Traduction, transformation et la résurgence d’une littérature en langue anglaise dans l’Angleterre des 13e et 14e siècles : le Brut de Laȝamon, Kyng Alisaunder et leurs sources / Translation, transformation and the resurgence of literature in english in England in the 13th and 14th centuries : Laȝamon’s Brut, Kyng Alisaunder and their sources

Kelly-Penot, Elizabeth 19 January 2012 (has links)

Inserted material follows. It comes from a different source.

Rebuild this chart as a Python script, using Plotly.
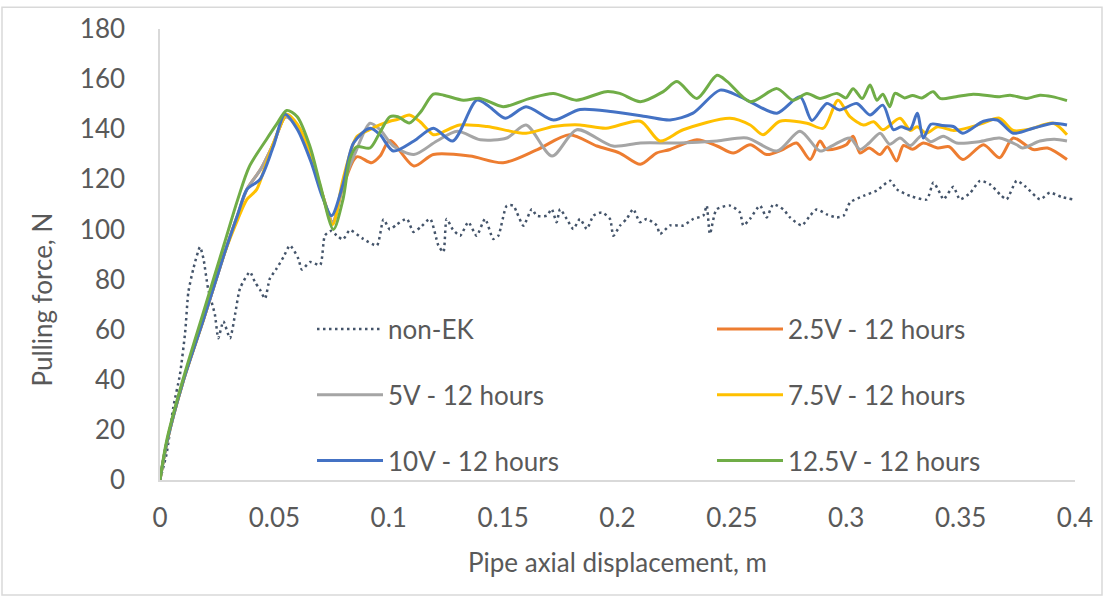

Cette thèse propose d’explorer les enjeux de la pratique de la traduction de français en anglais après la Conquête normande, à partir d’une comparaison des deux romans anglais et leurs sources respectives. La première partie s’attachera à examiner le rapport entre le Roman de Brut, écrit au 12e siècle par l’auteur francophone Wace, et sa traduction en anglais, le Brut de La3amon, effectuée au début du 13e siècle. Une autre étude constituera l’essentiel de la seconde partie, portant sur l’examen comparatif de deux versions, française et anglaise, du roman d’Alexandre le Grand : le Roman de toute chevalerie de Thomas de Kent et Kyng Alisaunder, roman anonyme du 14e siècle. / This thesis investigates issues of translation from French to English in post-Conquest England by means of a comparison of two Middle English romances and their respective French sources. The first part of the thesis will examine the relationship between the Roman de Brut, written by the francophone author Wace in the 12th century, and its English translation, La3amon’s Brut. The second part is devoted to a comparative study of French and English versions of a romance about Alexander the Great, the 12th century Roman de toute chevalerie, by Thomas of Kent, and its 14th century translation, Kyng Alisaunder.